Tản mạn kiến trúc Nam Bộ (Southern Vietnamese Architecture Excursions) also pointed out that courtyards function as more than just decorative spaces, but also living spaces: “The yard is not merely a space to grow plants and flowers, but also an extended living space. Beneath the canopies of trees, people arrange rows of large ceramic jars to store water for showering and washing. Vietnamese used to shower freely and naturally right in the garden, and the act is frequently romanticized via visual and textual art forms. As natural as being, the daily routine of Vietnamese isn’t confined within four walls, but expands to the surrounding environs as well.”
The courtyards of each geographical region have distinctive characteristics of local architectural archetypes: northern Vietnam’s three-block, two-wing courtyard homes stand out with a brick yard and tall plant pots; nhà rường in Huế features dividers and small ponds; stilt houses in the highlands have stone mills and looms. In southern Vietnam, the homesteads are often surrounded by water bodies, so cầu khỉ (single-beam bridge) made of bamboo are usually present, challenging distant visitors’ balancing skills.
“The gardens, where the family grows food and interacts, have transformed into a part of the home. They are no longer just a pretty landscape, or a still-life to marvel at.”
In the Trần Anh Hùng-directed flick Mùi đu đủ xanh (The Scent of Green Papaya, 1993), the boundary between the garden and the home seems to have disappeared. The characters interact in scenes that blend between the spaces, as if there are no divisions between. Madame Ty prepares meals outside and takes them inside. The wife steps from the large chamber into the courtyard to get to smaller rooms. On sun-drenched summer days, the son sits right on the veranda to relish a good book, undisturbed by the urban chaos outside. Surrounding the distinctively Asian villa are layers of greenery, whose presence helps to open the space up while providing a sense of privacy for the musings of the people living within it.
Gardens appear often in Indochinese architecture, such as the setting of The Scent of Green Papaya.

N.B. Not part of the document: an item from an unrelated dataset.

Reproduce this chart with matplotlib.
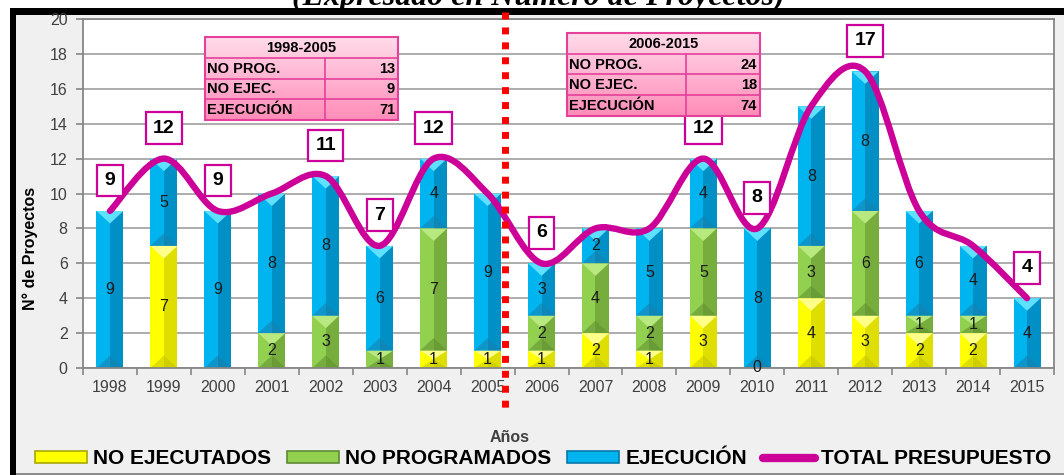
import numpy as np
import matplotlib
matplotlib.use("Agg")
import matplotlib.pyplot as plt
from matplotlib.path import Path
from matplotlib.patches import PathPatch, Rectangle, Patch
from matplotlib.lines import Line2D
from matplotlib.colors import LinearSegmentedColormap
import matplotlib.transforms as mtransforms

# ---------------- data ----------------
years = ['1998', '1999', '2000', '2001', '2002', '2003', '2004', '2005', '2006',
         '2007', '2008', '2009', '2010', '2011', '2012', '2013', '2014', '2015']
nan = np.nan
no_ejecutados = [nan, 7, nan, nan, nan, nan, 1, 1, 1, 2, 1, 3, 0, 4, 3, 2, 2, nan]
no_programados = [nan, nan, nan, 2, 3, 1, 7, nan, 2, 4, 2, 5, nan, 3, 6, 1, 1, nan]
ejecucion = [9, 5, 9, 8, 8, 6, 4, 9, 3, 2, 5, 4, 8, 8, 8, 6, 4, 4]
total_presupuesto = [9, 12, 9, 10, 11, 7, 12, 10, 6, 8, 8, 12, 8, 15, 17, 9, 7, 4]
boxed_years = ['1998', '1999', '2000', '2002', '2003', '2004', '2006', '2009',
               '2010', '2012', '2015']
series_names = ['NO EJECUTADOS', 'NO PROGRAMADOS', 'EJECUCIÓN', 'TOTAL PRESUPUESTO']
period_labels = ['1998-2005', '2006-2015']
table_rows = ['NO PROG.', 'NO EJEC.', 'EJECUCIÓN']
table_values = [[13, 9, 71], [24, 18, 74]]
split_position = 7.32   # position of the dotted separator, in category units

# ---------------- style ----------------
W, H = 1064, 475
SANS = ['Liberation Sans', 'DejaVu Sans']
plt.rcParams['font.family'] = ['Liberation Sans', 'DejaVu Sans']

def fx(px):
    return px / W

def fy(py):
    return 1 - py / H

fig = plt.figure(figsize=(W / 100, H / 100), dpi=100)
fig.patch.set_facecolor('white')

# chart area frame
fig.patches.append(Rectangle((fx(10), 0), 1 - fx(10), fy(8), transform=fig.transFigure,
                             facecolor='#f0f0f0', edgecolor='none', zorder=-3))
fig.patches.append(Rectangle((fx(10), fy(15)), 1 - fx(10), 7 / H, transform=fig.transFigure,
                             facecolor='black', edgecolor='none', zorder=-2))
fig.patches.append(Rectangle((fx(10), 0), 6 / W, fy(8), transform=fig.transFigure,
                             facecolor='black', edgecolor='none', zorder=-2))
fig.patches.append(Rectangle((fx(16), 0), 1 - fx(16), 2 / H, transform=fig.transFigure,
                             facecolor='#8c8c8c', edgecolor='none', zorder=-2))

fig.text(fx(538), fy(4.5), '(Expresado en Número de Proyectos)', ha='center', va='baseline',
         family=['Liberation Serif', 'DejaVu Serif'], fontweight='bold', fontstyle='italic',
         fontsize=23, color='black')

ax = fig.add_axes([fx(83), fy(368), fx(1054) - fx(83), (368 - 19) / H])
ax.set_facecolor('white')
n = len(years)
x = np.arange(n)
ax.set_xlim(-0.5, n - 0.5)
ax.set_ylim(0, 20)
ax.set_yticks(np.arange(0, 21, 2))
ax.set_xticks(np.arange(-0.5, n, 1))
ax.set_xticklabels([])
ax.set_xticks(x, minor=True)
ax.set_xticklabels(years, minor=True)
ax.tick_params(axis='x', which='major', length=5, width=1.2, color='#868686', direction='out')
ax.tick_params(axis='x', which='minor', length=0, pad=9, labelsize=11.5, labelcolor='#404040')
ax.tick_params(axis='y', length=5, width=1.2, color='#868686', direction='out', pad=6,
               labelsize=11.5, labelcolor='#404040')
ax.yaxis.grid(True, color='#a6a6a6', linewidth=1.3)
ax.set_axisbelow(True)
for sp in ax.spines.values():
    sp.set_color('#868686')
    sp.set_linewidth(1.3)

# ---------------- bars ----------------
w = 0.5
palettes = [
    dict(base='#ffff00', dark='#dede00', top='#ffff8a', bot='#c4c400', edge='#a8a800'),
    dict(base='#92d050', dark='#76ad3c', top='#b8e880', bot='#5f8f30', edge='#5f8a35'),
    dict(base='#00b4f0', dark='#0090c6', top='#5ee0ff', bot='#1a7fae', edge='#0a78a8'),
]
bottoms = np.zeros(n)
for series, pal in zip([no_ejecutados, no_programados, ejecucion], palettes):
    vals = np.array(series, dtype=float)
    h = np.nan_to_num(vals)
    for i in range(n):
        if h[i] > 0:
            b, hh = bottoms[i], h[i]
            ax.bar(x[i], hh, w, b, color=pal['base'], linewidth=0, zorder=2)
            ax.bar(x[i] + w / 4, hh, w / 2, b, color=pal['dark'], linewidth=0, zorder=2.1)
            d = min(0.72, hh / 2)
            ax.fill([x[i] - w / 2, x[i] + w / 2, x[i]], [b + hh, b + hh, b + hh - d],
                    color=pal['top'], lw=0, zorder=2.2)
            ax.fill([x[i] - w / 2, x[i] + w / 2, x[i]], [b, b, b + d],
                    color=pal['bot'], lw=0, zorder=2.2, alpha=0.55)
        if not np.isnan(vals[i]):
            ax.text(x[i], bottoms[i] + h[i] / 2, f'{int(vals[i])}', ha='center', va='center',
                    fontsize=11.5, color='#1a1a1a', zorder=3, clip_on=False)
    bottoms = bottoms + h

# ---------------- smoothed total line ----------------
ys = np.array(total_presupuesto, dtype=float)
pts = np.column_stack([x, ys])
verts = [pts[0]]
codes = [Path.MOVETO]
for i in range(n - 1):
    p0 = pts[i - 1] if i > 0 else pts[i]
    p1 = pts[i]
    p2 = pts[i + 1]
    p3 = pts[i + 2] if i + 2 < n else pts[i + 1]
    verts += [p1 + (p2 - p0) / 6, p2 - (p3 - p1) / 6, p2]
    codes += [Path.CURVE4] * 3
line_color = '#cc0099'
ax.add_patch(PathPatch(Path(verts, codes), fill=False, edgecolor=line_color, lw=4.6,
                       capstyle='round', joinstyle='round', zorder=4))

for i, yr in enumerate(years):
    if yr in boxed_years:
        ax.annotate(f'{total_presupuesto[i]}', (x[i], ys[i]), xytext=(0, 22),
                    textcoords='offset points', ha='center', va='center', fontsize=14,
                    fontweight='bold', color='black', zorder=6, annotation_clip=False,
                    bbox=dict(boxstyle='square,pad=0.38', fc='white', ec=line_color, lw=1.6))

# ---------------- dotted separator ----------------
trans = mtransforms.blended_transform_factory(ax.transData, ax.transAxes)
ax.plot([split_position, split_position], [1.02, -0.133], transform=trans, color='#ff0000',
        lw=5, linestyle=(0, (1, 1.15)), dash_capstyle='butt', clip_on=False, zorder=5)

# ---------------- summary tables ----------------
pink = LinearSegmentedColormap.from_list('pk', ['#ffdcea', '#ff8cb8'])
grad = np.linspace(0, 1, 256).reshape(-1, 1)

def draw_table(x0, y0, x1, y1, xsplit, title, values):
    tax = fig.add_axes([fx(x0), fy(y1), fx(x1) - fx(x0), (y1 - y0) / H])
    tax.set_xlim(0, 1)
    tax.set_ylim(4, 0)
    tax.imshow(grad, cmap=pink, aspect='auto', extent=(0, 1, 4, 0), zorder=0)
    tax.axis('off')
    ec = '#e5409a'
    for yy in (1, 2, 3):
        tax.plot([0, 1], [yy, yy], color=ec, lw=1.2)
    s = (xsplit - x0) / (x1 - x0)
    tax.plot([s, s], [1, 4], color=ec, lw=1.2)
    tax.add_patch(Rectangle((0, 0), 1, 4, fill=False, ec=ec, lw=1.5, clip_on=False))
    tax.text(0.5, 0.52, title, ha='center', va='center', fontsize=10.5, fontweight='bold')
    for r, (lab, v) in enumerate(zip(table_rows, values)):
        tax.text(0.012, r + 1.52, lab, ha='left', va='center', fontsize=10.5, fontweight='bold')
        tax.text(0.985, r + 1.52, f'{v}', ha='right', va='center', fontsize=10.5,
                 fontweight='bold')

draw_table(205, 37, 398, 120, 325, period_labels[0], table_values[0])
draw_table(567, 33, 760, 116, 686, period_labels[1], table_values[1])

# ---------------- axis titles ----------------
fig.text(fx(30), fy(248), 'N° de Proyectos', rotation=90, ha='center', va='center',
         fontsize=11.5, fontweight='bold', color='black')
fig.text(fx(510), fy(437), 'Años', ha='center', va='center', fontsize=11.5,
         fontweight='bold', color='#404040')

# ---------------- legend ----------------
handles = [Patch(facecolor=p['base'], edgecolor=p['edge'], linewidth=1.2) for p in palettes]
handles.append(Line2D([0], [0], color=line_color, lw=6, solid_capstyle='round'))
fig.legend(handles, series_names, loc='center', bbox_to_anchor=(fx(543), fy(459)), ncol=4,
           frameon=False, prop=dict(size=15, weight='bold'), handlelength=2.5,
           handleheight=0.5, handletextpad=0.3, columnspacing=0.75, borderpad=0,
           borderaxespad=0)

fig.savefig('out.png', dpi=100, facecolor=fig.get_facecolor())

One movie detail that accentuates this connection between the garden and the home is the window. At first, it only serves to provide viewers a glimpse into the garden, but over time, it’s no longer just a picture frame for the landscape outside, thanks to the way the characters interact with it — Mùi sits up gingerly beneath the soft film of sunlight peering through a thin veil, while outside, Madame Ty crouches amid the foliage, plucking a green papaya. She moves closer to the window and starts chatting to Mùi. At that moment, the inside and outside become one, and the scent of freshly cut papaya fills the air without any obstacle.

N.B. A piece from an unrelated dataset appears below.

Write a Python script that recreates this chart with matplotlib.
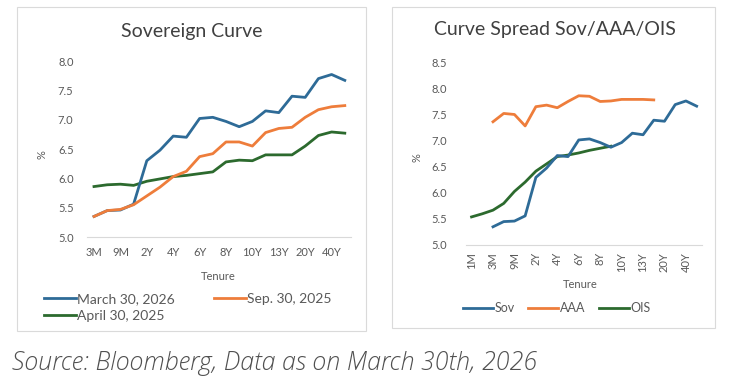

Mùi, as a young girl, loves observing the papaya tree by the window.
Courtyards are often spacious enough to fit several squares of scattered peanuts and corn kernels for drying on sunny days, not to mention the sprawling vines of gourds and squashes providing shade for the children to play make-believe. They are the setting for peaceful dinners and boisterous death anniversaries when relatives and neighbors gather to cook up a storm. At night, the courtyards turn into a stage for the symphony of frogs and crickets, in between the dulcet tones of grandma’s lullabies. Over generations, courtyards have witnessed decades of childhood.
Some gardens are also a place of ancestral worship, and a home to family altars. Better-off households even built altars for folk deities right in their yard, so every special occasion, like Tết, joss sticks always light up the family altar first, and then the altar to the patrons of the land, set up right in the garden.
The yard and the house, blending into one continuous, symbiotic entity, form a seamless landscape. It would be impossible to discuss the traditional Vietnamese home by separating the people from the garden, the interior from the exterior. In metropolises, houses with gardens do exist, but they seem to be more ornamental than functional.
“Vườn nhà ai ngập trong nắng ấm / An unnamed garden drenched in warm sunlight
Tỏa hương thơm hoa cỏ tràn lan / perfumed by a cascade of floral scents”
— Quốc Hưng Nguyễn Cao
When I was in my grandma’s backyard, I only wished to set foot in new horizons, but now as an adult, it seems as if my world has shrunk into a small garden, where every flower blooms in spring and every sweet fruit pops up in summer. Those growing up with the red dirt of the Central Highlands get to experience another season: coffee season. It’s a time when the “aroma” of fertilizers fill the air, in between the nutty notes of ripe coffee beans drying in the courtyard. Grandma’s courtyard is also the witness to a gaggle of kids playing without any ulterior motives, tearful hiccups during punishments by parents, and the seemingly endless afternoons waiting for my grandma to get home from the market.
A petite home in Vĩnh Long. Photo by Bùi Đình Chương via Tuổi Trẻ.
These days, the giáng hương tree has grown so large that it litters the ground with mounds of leaves and petals. My uncle wanted to chop it down, but grandma insisted on keeping it: “It’s always been there, it’s no trouble!” In my mind, it's her wish not just to preserve an old tree, but also to keep the soulful landscape of our courtyard intact.